* _Source records_:
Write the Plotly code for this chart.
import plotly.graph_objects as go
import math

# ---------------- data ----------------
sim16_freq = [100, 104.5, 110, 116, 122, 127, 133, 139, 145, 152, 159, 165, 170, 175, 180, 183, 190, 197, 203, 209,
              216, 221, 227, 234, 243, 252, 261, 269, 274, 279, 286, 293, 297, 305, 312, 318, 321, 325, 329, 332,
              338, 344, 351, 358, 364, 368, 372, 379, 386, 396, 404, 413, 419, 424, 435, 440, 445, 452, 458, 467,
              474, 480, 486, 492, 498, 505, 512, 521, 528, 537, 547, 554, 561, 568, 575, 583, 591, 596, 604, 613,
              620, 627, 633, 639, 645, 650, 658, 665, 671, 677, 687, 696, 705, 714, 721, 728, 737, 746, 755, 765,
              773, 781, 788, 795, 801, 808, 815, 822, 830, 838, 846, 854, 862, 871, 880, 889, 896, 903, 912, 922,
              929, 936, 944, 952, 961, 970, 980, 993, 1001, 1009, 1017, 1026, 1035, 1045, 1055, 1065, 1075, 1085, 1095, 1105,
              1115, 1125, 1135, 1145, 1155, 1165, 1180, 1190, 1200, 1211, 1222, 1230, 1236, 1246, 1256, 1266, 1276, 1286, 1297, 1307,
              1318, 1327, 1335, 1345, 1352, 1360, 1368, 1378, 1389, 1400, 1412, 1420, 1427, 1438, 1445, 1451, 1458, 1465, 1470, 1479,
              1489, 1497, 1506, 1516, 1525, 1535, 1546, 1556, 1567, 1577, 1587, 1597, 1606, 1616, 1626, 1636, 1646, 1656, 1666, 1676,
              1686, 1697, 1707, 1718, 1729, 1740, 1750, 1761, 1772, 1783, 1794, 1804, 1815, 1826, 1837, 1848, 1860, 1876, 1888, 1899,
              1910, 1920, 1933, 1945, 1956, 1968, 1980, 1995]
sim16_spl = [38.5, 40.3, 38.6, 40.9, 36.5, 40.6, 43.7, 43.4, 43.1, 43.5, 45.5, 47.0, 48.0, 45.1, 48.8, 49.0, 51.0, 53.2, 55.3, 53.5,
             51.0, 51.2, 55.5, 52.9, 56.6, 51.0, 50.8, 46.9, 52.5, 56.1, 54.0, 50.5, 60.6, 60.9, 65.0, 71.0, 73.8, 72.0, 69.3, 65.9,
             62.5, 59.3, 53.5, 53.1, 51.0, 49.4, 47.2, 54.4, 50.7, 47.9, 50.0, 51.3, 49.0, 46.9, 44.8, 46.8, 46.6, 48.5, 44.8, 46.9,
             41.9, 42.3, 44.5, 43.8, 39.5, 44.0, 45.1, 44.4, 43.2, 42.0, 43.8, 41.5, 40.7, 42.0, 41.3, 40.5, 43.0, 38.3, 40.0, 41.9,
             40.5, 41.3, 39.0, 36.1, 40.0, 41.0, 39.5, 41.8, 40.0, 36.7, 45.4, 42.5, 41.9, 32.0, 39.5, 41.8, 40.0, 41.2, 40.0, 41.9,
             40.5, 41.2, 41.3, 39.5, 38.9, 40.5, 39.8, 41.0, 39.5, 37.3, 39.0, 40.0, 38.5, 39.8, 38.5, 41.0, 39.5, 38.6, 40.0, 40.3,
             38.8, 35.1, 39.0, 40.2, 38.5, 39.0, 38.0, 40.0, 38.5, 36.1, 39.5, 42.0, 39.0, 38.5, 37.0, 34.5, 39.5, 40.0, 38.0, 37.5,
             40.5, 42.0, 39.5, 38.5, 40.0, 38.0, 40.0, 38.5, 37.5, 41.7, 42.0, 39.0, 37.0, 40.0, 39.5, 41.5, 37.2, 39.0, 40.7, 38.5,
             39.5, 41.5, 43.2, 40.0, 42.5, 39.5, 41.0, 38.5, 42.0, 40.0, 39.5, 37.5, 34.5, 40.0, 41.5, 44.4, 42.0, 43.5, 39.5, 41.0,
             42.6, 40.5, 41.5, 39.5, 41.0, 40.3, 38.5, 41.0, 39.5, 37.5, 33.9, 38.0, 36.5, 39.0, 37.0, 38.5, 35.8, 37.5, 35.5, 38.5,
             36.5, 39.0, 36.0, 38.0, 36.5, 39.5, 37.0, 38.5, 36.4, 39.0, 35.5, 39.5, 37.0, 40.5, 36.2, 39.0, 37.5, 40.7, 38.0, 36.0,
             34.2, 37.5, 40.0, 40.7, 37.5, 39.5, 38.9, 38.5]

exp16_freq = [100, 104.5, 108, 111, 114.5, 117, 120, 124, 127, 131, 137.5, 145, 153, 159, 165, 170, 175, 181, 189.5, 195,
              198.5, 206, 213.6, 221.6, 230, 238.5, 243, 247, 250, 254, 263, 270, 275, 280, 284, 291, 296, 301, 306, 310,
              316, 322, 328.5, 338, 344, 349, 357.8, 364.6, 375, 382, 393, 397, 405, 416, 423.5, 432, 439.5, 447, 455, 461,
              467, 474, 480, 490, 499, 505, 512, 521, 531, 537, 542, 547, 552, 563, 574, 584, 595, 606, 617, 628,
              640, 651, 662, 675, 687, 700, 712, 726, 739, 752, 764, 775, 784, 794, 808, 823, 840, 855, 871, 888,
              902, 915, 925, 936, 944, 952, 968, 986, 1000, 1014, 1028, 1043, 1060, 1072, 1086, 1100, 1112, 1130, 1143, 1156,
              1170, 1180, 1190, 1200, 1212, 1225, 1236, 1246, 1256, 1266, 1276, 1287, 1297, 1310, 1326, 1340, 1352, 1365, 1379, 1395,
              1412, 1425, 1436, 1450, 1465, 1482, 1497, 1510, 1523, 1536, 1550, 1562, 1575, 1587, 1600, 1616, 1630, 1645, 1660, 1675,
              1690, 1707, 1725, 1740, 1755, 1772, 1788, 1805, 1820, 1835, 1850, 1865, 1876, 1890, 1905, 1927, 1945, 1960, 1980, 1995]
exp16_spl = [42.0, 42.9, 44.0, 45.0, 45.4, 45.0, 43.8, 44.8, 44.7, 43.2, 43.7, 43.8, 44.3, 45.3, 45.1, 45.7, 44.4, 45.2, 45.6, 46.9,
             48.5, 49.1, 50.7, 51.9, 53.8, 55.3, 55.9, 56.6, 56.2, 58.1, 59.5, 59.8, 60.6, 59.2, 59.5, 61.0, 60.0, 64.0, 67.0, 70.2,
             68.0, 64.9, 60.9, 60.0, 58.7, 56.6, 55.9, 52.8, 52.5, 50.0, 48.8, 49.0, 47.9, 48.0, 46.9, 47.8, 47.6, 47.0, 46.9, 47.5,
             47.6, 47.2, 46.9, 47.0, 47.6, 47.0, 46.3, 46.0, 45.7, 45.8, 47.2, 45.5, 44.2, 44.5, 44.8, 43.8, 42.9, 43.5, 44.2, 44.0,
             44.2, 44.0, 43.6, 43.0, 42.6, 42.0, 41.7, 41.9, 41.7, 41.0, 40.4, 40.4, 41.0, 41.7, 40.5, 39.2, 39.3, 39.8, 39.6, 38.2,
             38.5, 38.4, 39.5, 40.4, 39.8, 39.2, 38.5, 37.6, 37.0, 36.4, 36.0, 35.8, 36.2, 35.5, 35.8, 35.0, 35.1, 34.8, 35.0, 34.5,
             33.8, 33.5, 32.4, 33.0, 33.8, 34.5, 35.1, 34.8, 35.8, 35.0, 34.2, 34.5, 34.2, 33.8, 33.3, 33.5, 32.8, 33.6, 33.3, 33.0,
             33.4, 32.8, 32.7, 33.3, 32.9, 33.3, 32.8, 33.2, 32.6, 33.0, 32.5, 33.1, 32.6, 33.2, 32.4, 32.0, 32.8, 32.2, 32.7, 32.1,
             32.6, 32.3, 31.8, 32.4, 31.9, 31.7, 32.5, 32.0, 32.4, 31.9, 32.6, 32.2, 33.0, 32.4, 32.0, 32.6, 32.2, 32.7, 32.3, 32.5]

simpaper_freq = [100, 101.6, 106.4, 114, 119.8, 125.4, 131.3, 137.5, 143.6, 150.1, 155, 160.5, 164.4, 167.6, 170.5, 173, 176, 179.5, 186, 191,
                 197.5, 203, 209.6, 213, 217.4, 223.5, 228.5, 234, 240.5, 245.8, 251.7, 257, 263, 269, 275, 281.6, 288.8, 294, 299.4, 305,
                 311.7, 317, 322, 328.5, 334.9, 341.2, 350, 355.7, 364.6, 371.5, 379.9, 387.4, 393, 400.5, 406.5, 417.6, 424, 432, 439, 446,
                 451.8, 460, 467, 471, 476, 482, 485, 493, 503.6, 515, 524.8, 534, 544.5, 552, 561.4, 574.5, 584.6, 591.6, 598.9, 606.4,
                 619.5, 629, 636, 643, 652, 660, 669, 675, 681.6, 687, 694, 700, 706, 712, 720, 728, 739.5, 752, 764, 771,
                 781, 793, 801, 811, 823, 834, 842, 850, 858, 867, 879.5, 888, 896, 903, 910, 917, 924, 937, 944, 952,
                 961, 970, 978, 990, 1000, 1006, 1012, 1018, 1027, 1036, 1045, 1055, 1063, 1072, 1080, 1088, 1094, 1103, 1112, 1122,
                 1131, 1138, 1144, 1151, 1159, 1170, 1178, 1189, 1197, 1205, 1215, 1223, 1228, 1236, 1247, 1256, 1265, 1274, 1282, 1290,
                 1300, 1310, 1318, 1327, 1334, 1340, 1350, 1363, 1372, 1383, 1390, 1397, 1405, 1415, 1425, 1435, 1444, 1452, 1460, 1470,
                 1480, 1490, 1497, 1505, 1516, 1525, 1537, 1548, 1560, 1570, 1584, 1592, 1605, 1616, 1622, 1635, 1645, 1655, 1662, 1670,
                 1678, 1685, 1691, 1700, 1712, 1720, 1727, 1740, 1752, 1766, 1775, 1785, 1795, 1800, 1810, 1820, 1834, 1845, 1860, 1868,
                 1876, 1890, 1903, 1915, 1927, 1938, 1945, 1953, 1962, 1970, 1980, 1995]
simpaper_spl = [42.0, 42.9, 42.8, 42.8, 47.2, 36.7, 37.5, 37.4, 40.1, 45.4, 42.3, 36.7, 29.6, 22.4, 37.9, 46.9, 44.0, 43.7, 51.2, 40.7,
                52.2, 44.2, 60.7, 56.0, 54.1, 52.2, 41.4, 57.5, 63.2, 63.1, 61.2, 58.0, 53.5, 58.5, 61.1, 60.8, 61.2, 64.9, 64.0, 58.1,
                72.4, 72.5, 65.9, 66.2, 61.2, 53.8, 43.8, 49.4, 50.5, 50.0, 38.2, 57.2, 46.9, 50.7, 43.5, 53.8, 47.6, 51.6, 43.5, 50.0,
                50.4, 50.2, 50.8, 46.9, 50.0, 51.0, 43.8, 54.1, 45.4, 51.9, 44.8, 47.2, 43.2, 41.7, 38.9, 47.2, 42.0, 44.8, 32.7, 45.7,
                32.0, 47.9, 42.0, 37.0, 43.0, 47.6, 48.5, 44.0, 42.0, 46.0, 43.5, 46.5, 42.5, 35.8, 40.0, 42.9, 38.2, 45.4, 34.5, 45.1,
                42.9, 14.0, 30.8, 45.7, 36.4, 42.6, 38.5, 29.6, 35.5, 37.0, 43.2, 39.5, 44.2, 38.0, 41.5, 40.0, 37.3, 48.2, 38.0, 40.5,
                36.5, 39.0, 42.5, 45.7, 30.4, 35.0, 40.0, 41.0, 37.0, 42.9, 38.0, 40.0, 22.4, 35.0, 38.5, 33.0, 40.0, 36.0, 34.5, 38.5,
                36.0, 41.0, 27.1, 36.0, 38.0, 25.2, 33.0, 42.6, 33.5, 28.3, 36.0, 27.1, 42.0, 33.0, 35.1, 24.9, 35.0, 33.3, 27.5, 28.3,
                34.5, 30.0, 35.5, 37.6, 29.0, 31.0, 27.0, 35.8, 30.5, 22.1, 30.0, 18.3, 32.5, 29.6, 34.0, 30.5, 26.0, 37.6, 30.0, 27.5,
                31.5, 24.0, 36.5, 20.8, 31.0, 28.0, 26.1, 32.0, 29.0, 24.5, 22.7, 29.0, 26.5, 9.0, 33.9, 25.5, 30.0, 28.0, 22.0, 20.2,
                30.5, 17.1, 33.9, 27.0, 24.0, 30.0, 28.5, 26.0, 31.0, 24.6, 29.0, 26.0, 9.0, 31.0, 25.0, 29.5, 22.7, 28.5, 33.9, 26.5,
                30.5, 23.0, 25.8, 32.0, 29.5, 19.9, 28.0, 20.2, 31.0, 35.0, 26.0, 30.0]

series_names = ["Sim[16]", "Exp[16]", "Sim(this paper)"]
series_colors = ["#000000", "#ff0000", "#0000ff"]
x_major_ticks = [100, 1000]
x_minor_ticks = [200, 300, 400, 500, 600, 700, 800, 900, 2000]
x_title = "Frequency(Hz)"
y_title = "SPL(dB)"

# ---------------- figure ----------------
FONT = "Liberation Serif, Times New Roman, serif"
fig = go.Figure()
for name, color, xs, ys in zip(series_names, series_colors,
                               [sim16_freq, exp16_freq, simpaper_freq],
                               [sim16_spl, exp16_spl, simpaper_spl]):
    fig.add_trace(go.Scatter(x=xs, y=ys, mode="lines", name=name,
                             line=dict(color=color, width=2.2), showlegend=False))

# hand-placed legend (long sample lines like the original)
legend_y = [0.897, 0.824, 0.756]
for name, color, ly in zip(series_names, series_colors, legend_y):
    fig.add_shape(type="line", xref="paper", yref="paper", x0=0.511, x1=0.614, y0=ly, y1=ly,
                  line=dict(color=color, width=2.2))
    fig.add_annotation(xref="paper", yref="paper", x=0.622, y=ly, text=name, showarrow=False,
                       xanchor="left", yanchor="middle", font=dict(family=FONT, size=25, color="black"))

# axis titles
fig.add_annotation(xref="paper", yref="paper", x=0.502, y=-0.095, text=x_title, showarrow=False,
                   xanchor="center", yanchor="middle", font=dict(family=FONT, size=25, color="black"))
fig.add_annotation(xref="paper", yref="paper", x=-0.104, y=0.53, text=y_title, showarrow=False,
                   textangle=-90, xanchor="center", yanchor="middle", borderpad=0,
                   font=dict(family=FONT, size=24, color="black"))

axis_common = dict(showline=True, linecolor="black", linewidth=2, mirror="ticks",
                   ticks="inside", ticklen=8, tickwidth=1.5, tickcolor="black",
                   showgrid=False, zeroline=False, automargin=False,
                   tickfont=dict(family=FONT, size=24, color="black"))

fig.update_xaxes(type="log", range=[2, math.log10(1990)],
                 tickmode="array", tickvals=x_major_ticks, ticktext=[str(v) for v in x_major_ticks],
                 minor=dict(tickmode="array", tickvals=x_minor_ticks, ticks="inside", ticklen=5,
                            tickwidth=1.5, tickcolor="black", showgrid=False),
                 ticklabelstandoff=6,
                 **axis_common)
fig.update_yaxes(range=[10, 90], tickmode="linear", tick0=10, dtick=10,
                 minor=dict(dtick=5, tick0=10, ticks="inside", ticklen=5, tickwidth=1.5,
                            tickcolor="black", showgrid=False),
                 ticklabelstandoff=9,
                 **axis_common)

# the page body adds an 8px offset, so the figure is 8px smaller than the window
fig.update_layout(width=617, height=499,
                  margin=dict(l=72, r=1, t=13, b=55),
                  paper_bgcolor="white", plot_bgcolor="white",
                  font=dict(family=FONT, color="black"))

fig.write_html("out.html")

...

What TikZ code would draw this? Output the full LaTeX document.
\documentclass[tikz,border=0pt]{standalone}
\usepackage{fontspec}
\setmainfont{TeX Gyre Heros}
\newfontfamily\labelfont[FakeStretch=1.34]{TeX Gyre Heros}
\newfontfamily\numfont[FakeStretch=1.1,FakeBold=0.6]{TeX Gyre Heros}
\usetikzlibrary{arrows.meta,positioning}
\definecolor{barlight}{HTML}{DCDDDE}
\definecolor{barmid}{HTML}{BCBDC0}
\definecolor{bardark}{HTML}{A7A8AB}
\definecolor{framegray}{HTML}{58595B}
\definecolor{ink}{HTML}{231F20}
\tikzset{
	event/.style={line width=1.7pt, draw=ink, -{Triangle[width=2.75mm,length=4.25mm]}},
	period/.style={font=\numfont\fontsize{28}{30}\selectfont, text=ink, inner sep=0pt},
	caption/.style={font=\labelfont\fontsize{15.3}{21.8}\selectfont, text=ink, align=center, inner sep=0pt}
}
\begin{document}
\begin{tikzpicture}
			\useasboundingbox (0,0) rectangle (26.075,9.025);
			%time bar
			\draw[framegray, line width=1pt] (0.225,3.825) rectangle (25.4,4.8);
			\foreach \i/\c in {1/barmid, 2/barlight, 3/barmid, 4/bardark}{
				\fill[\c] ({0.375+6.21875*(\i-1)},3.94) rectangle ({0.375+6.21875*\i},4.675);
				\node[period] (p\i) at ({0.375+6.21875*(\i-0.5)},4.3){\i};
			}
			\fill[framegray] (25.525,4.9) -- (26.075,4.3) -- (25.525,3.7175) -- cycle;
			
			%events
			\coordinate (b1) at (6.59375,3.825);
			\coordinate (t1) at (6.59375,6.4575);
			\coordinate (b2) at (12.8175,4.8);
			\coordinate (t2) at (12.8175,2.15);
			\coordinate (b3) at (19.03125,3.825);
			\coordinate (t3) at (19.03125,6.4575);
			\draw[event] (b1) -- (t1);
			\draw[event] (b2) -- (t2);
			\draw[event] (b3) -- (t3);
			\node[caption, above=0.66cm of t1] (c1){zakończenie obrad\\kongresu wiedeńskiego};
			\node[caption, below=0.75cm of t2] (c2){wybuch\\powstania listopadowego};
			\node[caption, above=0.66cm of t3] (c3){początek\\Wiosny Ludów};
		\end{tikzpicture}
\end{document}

* _Job_:
Return exactly the lines above from the line that has "Write the Plotly code for this chart." through the line that has "import math", inclusive, and nothing else.

* _Final result_:
Write the Plotly code for this chart.
import plotly.graph_objects as go
import math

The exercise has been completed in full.